Set task
From the listing below, pick out each line with the word "React".

++++++

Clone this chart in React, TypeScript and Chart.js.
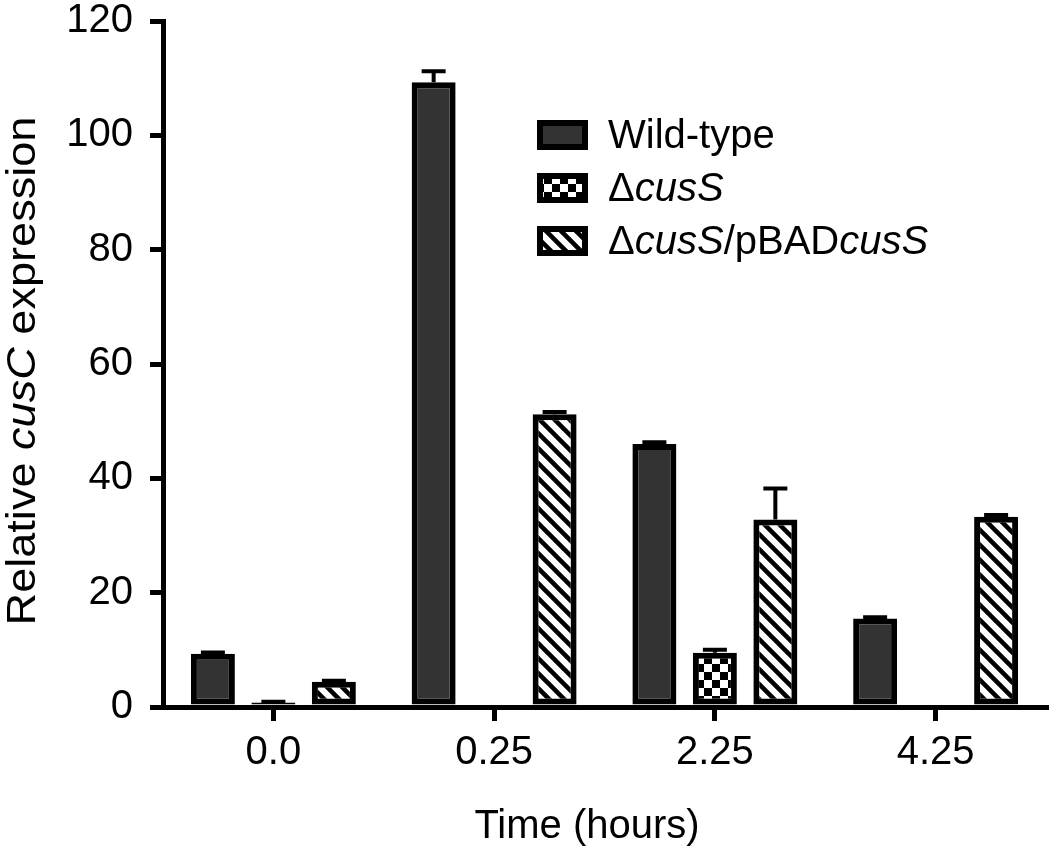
import React, { useEffect, useRef } from "react";
import { Chart, registerables } from "chart.js";

Chart.register(...registerables);

const categories = ["0.0", "0.25", "2.25", "4.25"];
const seriesLabels = ["Wild-type", "Δ*cusS*", "Δ*cusS*/pBAD*cusS*"];
const wildType = [9.3, 109.3, 46.0, 15.5];
const wildTypeErr = [0.25, 1.9, 0.3, 0.2];
const cusSDeletion = [0.8, 0, 9.5, 0];
const cusSDeletionErr = [0.1, 0, 0.5, 0];
const complemented = [4.4, 51.2, 32.8, 33.3];
const complementedErr = [0.2, 0.4, 5.4, 0.3];
const yTicks = [0, 20, 40, 60, 80, 100, 120];
const xTitle = "Time (hours)";
const yTitle = "Relative *cusC* expression";

const FONT = "'Liberation Sans', Arial, Helvetica, sans-serif";

type Seg = { t: string; it: boolean };
function parseRich(s: string): Seg[] {
  const parts = s.split("*");
  return parts.map((t, i) => ({ t, it: i % 2 === 1 })).filter((p) => p.t.length > 0);
}
const plain = (s: string) => s.split("*").join("");

function drawRich(ctx: CanvasRenderingContext2D, s: string, x: number, y: number, size: number, align: "left" | "center") {
  const segs = parseRich(s);
  const fontOf = (it: boolean) => `${it ? "italic " : ""}${size}px ${FONT}`;
  let total = 0;
  segs.forEach((sg) => {
    ctx.font = fontOf(sg.it);
    total += ctx.measureText(sg.t).width;
  });
  let cx = align === "center" ? x - total / 2 : x;
  ctx.textAlign = "left";
  segs.forEach((sg) => {
    ctx.font = fontOf(sg.it);
    ctx.fillText(sg.t, cx, y);
    cx += ctx.measureText(sg.t).width;
  });
}

function makeStripe(): CanvasPattern | string {
  const c = document.createElement("canvas");
  c.width = 15;
  c.height = 15;
  const g = c.getContext("2d");
  if (!g) return "#fff";
  g.fillStyle = "#fff";
  g.fillRect(0, 0, 15, 15);
  g.strokeStyle = "#000";
  g.lineWidth = 4.5;
  g.beginPath();
  for (const o of [-15, 0, 15]) {
    g.moveTo(o - 2, -2);
    g.lineTo(o + 17, 17);
  }
  g.stroke();
  return g.createPattern(c, "repeat") || "#fff";
}

function makeChecker(): CanvasPattern | string {
  const c = document.createElement("canvas");
  c.width = 16;
  c.height = 16;
  const g = c.getContext("2d");
  if (!g) return "#888";
  g.fillStyle = "#fff";
  g.fillRect(0, 0, 16, 16);
  g.fillStyle = "#000";
  g.fillRect(0, 0, 8, 8);
  g.fillRect(8, 8, 8, 8);
  return g.createPattern(c, "repeat") || "#888";
}

export default function App() {
  const ref = useRef<HTMLCanvasElement | null>(null);

  useEffect(() => {
    const canvas = ref.current;
    if (!canvas) return;
    const fills = ["#333333", makeChecker(), makeStripe()];
    const values = [wildType, cusSDeletion, complemented];
    const errs = [wildTypeErr, cusSDeletionErr, complementedErr];

    const overlay = {
      id: "overlay",
      afterDatasetsDraw(chart: any) {
        const ctx: CanvasRenderingContext2D = chart.ctx;
        const y = chart.scales.y;
        errs.forEach((errArr, di) => {
          const meta = chart.getDatasetMeta(di);
          meta.data.forEach((bar: any, j: number) => {
            const e = errArr[j];
            if (!e) return;
            const v = values[di][j];
            const top = y.getPixelForValue(v);
            const ey = y.getPixelForValue(v + e);
            ctx.save();
            ctx.strokeStyle = "#000";
            ctx.lineWidth = 4;
            ctx.beginPath();
            ctx.moveTo(bar.x, top);
            ctx.lineTo(bar.x, ey);
            ctx.moveTo(bar.x - 12, ey);
            ctx.lineTo(bar.x + 12, ey);
            ctx.stroke();
            ctx.restore();
          });
        });
      },
      afterDraw(chart: any) {
        const ctx: CanvasRenderingContext2D = chart.ctx;
        ctx.save();
        ctx.fillStyle = "#000";
        ctx.textBaseline = "alphabetic";
        // legend
        seriesLabels.forEach((lab, i) => {
          const cy = 135 + i * 53;
          ctx.fillStyle = fills[i] as any;
          ctx.fillRect(537, cy - 15, 51, 30);
          ctx.strokeStyle = "#000";
          ctx.lineWidth = 6;
          ctx.strokeRect(540, cy - 12, 45, 24);
          ctx.fillStyle = "#000";
          drawRich(ctx, lab, 608, cy + 13, 40, "left");
        });
        // x title
        drawRich(ctx, xTitle, 587, 838, 40, "center");
        // y title
        ctx.translate(35, 371);
        ctx.rotate(-Math.PI / 2);
        ctx.scale(1.1, 1);
        drawRich(ctx, yTitle, 0, 0, 41, "center");
        ctx.restore();
      },
    };

    const chart = new Chart(canvas, {
      type: "bar",
      data: {
        labels: categories,
        datasets: values.map((vals, i) => ({
          label: plain(seriesLabels[i]),
          data: vals,
          backgroundColor: fills[i] as any,
          borderColor: "#000",
          borderWidth: 6,
          borderSkipped: false,
          categoryPercentage: 0.822,
          barPercentage: 0.727,
        })),
      },
      options: {
        responsive: false,
        animation: false,
        devicePixelRatio: 1,
        layout: { padding: { top: 21, right: 4, left: 0, bottom: 0 } },
        plugins: { legend: { display: false }, tooltip: { enabled: false } },
        scales: {
          x: {
            offset: true,
            grid: {
              display: true,
              drawOnChartArea: false,
              drawTicks: true,
              tickLength: 14,
              lineWidth: 5,
              color: "#000",
              offset: false,
            },
            border: { display: true, color: "#000", width: 5 },
            ticks: {
              color: "#000",
              padding: 12,
              font: { family: FONT, size: 40, lineHeight: 1 },
              maxRotation: 0,
            },
            afterFit(scale: any) {
              scale.height = 143;
              scale.paddingLeft = 0;
              scale.paddingRight = 0;
            },
          },
          y: {
            min: 0,
            max: 120,
            afterBuildTicks(scale: any) {
              scale.ticks = yTicks.map((v) => ({ value: v }));
            },
            grid: {
              display: true,
              drawOnChartArea: false,
              drawTicks: true,
              tickLength: 13,
              lineWidth: 5,
              color: "#000",
            },
            border: { display: true, color: "#000", width: 5 },
            ticks: {
              color: "#000",
              padding: 17,
              font: { family: FONT, size: 40, lineHeight: 1 },
            },
            afterFit(scale: any) {
              scale.width = 163;
              scale.paddingTop = 0;
              scale.paddingBottom = 0;
            },
          },
        },
      },
      plugins: [overlay],
    });
    return () => chart.destroy();
  }, []);

  return (
    <div style={{ position: "absolute", left: 0, top: 0, width: 1050, height: 850, background: "#fff" }}>
      <canvas ref={ref} width={1050} height={850} style={{ display: "block" }} />
    </div>
  );
}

++++++

Full output
Clone this chart in React, TypeScript and Chart.js.
import React, { useEffect, useRef } from "react";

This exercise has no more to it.